Professional ratings
Aggregate scores
| Source | Rating |
| Metacritic | 76/100 |
Review scores
| Source | Rating |
| AllMusic | Star Half star |
| Entertainment Weekly | B− |
| The Guardian | Star |
| The Irish Times | Star |
| Mojo | Star |
| NME | 8/10 |
| Pitchfork | 6.0/10 |
| Q | Star |
| Rolling Stone | Star |
| The Village Voice | C+ |

==Commercial performance and accolades==

The Back Room peaked at number two in album charts in the UK and Scotland. In the US, it reached number 14 on the Billboard Heatseekers Albums component chart and number 21 on the Billboard Independent Albums component chart. It also charted at number 23 in Ireland, number 30 in the Netherlands, number 53 in the Flanders region of Belgium, number 74 in the Wallonia region of Belgium and number 107 in France. The album was ranked at number 182 on the 2005 year-end album chart in the UK and number 75 on the 2006 iteration. It was certified platinum in the UK, and gold in Belgium, Ireland and the Netherlands. The Back Room was nominated for the 2006 Mercury Prize.
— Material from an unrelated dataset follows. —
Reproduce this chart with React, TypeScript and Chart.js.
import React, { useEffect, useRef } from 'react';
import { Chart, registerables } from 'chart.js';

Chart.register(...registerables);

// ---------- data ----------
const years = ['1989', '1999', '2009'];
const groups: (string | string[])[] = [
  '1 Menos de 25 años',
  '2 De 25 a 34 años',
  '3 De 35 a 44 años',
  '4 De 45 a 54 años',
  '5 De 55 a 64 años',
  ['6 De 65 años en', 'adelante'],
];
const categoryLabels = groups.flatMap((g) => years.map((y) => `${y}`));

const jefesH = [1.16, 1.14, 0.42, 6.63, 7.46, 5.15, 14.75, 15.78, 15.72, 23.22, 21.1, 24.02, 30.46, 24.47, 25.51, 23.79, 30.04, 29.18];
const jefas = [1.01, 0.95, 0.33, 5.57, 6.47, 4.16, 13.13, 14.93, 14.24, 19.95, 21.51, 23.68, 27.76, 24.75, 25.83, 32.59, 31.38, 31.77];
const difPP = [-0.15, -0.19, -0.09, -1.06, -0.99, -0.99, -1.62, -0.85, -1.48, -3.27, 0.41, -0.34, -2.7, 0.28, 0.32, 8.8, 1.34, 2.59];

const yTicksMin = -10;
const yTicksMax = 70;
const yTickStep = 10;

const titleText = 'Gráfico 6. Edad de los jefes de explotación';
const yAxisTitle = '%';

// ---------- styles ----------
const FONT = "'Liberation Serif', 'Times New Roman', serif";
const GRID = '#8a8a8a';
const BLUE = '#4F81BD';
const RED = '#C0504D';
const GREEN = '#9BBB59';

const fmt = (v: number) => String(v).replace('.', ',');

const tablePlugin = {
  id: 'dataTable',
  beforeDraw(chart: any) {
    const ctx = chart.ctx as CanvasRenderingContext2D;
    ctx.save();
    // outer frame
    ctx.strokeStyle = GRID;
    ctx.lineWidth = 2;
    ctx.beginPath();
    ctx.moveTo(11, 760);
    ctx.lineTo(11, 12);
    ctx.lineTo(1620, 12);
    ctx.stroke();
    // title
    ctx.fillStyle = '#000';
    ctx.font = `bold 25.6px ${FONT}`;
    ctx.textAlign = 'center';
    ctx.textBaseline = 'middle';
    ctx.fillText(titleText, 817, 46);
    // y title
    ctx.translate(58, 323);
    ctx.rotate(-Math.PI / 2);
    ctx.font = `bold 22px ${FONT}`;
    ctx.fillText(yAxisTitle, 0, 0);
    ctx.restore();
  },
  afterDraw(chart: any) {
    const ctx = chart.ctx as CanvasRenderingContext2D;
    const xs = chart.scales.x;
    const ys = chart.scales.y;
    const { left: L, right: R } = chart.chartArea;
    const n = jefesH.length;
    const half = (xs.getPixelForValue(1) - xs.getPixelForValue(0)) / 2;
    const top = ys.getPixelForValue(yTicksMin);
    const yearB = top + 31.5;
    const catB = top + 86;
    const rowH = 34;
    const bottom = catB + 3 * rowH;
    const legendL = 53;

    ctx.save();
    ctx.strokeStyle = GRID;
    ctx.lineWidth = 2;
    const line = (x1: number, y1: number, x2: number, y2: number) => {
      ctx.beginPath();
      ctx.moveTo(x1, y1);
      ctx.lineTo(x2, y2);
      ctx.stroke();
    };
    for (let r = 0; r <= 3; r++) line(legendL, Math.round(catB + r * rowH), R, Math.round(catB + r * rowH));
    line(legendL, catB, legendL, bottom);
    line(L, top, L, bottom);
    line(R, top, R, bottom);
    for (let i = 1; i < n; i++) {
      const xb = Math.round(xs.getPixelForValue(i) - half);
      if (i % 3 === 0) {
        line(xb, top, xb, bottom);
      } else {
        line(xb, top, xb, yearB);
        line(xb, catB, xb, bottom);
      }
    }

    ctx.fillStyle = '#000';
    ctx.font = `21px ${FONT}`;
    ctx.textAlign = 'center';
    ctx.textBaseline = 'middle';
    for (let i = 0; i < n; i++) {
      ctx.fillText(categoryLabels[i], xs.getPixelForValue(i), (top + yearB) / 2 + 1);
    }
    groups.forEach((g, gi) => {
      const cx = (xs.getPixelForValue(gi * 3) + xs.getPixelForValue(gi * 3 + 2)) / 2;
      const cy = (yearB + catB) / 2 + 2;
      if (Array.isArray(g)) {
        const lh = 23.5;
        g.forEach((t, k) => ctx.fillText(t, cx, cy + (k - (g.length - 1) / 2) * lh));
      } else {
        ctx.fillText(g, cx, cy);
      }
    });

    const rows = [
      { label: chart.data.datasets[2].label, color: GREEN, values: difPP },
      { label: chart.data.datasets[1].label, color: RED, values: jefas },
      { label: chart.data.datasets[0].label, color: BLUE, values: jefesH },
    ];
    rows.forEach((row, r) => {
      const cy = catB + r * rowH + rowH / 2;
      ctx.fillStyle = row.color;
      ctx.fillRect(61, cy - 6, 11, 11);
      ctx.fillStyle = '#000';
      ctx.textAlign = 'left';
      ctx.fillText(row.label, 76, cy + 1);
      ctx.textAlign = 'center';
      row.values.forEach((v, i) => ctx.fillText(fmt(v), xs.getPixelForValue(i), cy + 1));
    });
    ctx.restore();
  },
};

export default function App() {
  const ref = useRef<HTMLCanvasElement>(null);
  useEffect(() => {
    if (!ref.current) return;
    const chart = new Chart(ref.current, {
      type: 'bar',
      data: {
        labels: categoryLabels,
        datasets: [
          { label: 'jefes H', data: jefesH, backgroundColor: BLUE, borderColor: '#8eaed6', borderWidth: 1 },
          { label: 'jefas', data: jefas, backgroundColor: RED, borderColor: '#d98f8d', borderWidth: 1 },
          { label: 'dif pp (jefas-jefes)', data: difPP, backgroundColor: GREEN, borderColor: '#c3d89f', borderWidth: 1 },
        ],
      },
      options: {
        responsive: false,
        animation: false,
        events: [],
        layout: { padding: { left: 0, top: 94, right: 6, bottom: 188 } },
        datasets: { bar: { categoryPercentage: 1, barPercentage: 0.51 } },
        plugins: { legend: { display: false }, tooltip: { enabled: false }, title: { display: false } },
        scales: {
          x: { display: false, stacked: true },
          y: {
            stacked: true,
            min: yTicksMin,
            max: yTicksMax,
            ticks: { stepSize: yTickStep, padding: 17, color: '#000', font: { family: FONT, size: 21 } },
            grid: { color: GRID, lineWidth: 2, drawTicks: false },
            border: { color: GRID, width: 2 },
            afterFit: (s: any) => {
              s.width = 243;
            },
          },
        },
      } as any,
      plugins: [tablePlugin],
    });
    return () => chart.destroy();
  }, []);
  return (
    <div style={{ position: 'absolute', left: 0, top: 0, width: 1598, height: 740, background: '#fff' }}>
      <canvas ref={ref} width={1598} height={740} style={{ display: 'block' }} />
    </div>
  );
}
"Bullets" originally charted at number 54 in the UK but after its reissue, it peaked at number 27. "Munich", which originally charted at number 22 in the UK, peaked at number 10 after its re-release. It also reached number 42 in Ireland and number 97 in the Netherlands. The British Phonographic Industry (BPI) certified "Munich" silver in February 2021. "Blood" originally charted at number 18 in the UK but its re-release reached number 39. "All Sparks" charted at number 21 in the UK.

==Track listing==
All songs written by Tom Smith, Chris Urbanowicz, Russell Leetch and Ed Lay.

| No. | Title | Length |
|---|---|---|
| 1. | "Lights" | 2:31 |
| 2. | "Munich" | 3:46 |
| 3. | "Blood" | 3:29 |
| 4. | "Fall" | 5:06 |
| 5. | "All Sparks" | 3:33 |
| 6. | "Camera" | 5:02 |
| 7. | "Fingers in the Factories" | 4:14 |
| 8. | "Bullets" | 3:09 |
| 9. | "Someone Says" | 3:13 |
| 10. | "Open Your Arms" | 6:00 |
| 11. | "Distance" | 3:38 |

Cuttings (CD2 deluxe edition)
| No. | Title | Length |
|---|---|---|
| 1. | "Let Your Good Heart Lead You Home" | 4:37 |
| 2. | "You Are Fading" | 4:30 |
| 3. | "Crawl Down The Wall" | 3:34 |
| 4. | "Colours" | 3:51 |
| 5. | "Release" | 5:44 |
| 6. | "Forest Fire" | 3:00 |

==Personnel==
Personnel per booklet.

Editors
- Russell Leetch – bass, synthesizer
- Ed Lay – drums
- Tom Smith – vocals, guitar
- Chris Urbanowicz – guitar

Production and design
- Jim Abbiss – producer (all except track 8), recording (all except track 8)
- Ewan Davies – recording (all except tracks 2 and 8)
- Barny Barnicott – mixing (all except tracks 2 and 8)
- Loz Brazil – recording (track 2)
- Cenzo Townshend – mixing (tracks 2 and 8)
- Gavin Monaghan – recording (track 8), producer (track 8)
- Andy Taylor – Pro Tools operator (track 8), engineer (track 8)
- Editors – design, art direction
- The Solution Group – design, art direction
- Wynn White – front cover, rear photography
- Ami Barwell – live photography

==Charts==

===Weekly charts===

Weekly chart performance for The Back Room
| Chart (2005–2006) | Peak position |
|---|---|
| Belgian Albums (Ultratop Flanders) | 53 |
| Belgian Albums (Ultratop Wallonia) | 74 |
| Dutch Albums (Album Top 100) | 30 |
| French Albums (SNEP) | 107 |
| Irish Albums (IRMA) | 23 |
| Scottish Albums (OCC) | 2 |
| UK Albums (OCC) | 2 |
| UK Independent Albums (OCC) | 27 |
| US Billboard 200 | 14 |
| US Heatseekers Albums (Billboard) | 14 |
| US Independent Albums (Billboard) | 21 |

===Year-end charts===

Year-end chart performance for The Back Room
| Chart (2005) | Position |
|---|---|
| UK Albums (OCC) | 182 |
| Chart (2006) | Position |
| UK Albums (OCC) | 75 |

==Certifications and sales==

Certifications for The Back Room
| Region | Certification | Certified units/sales |
| Belgium (BRMA) | Gold | 25,000^{*} |
| Ireland (IRMA) | Gold | 7,500^{^} |
| Netherlands (NVPI) | Gold | 40,000^{^} |
| United Kingdom (BPI) | Platinum | 555,588 |
| United States | — | 63,000 |
Summaries
| Worldwide | — | 1,000,000 |
^{*} Sales figures based on certification alone. ^{^} Shipments figures based on certification alone.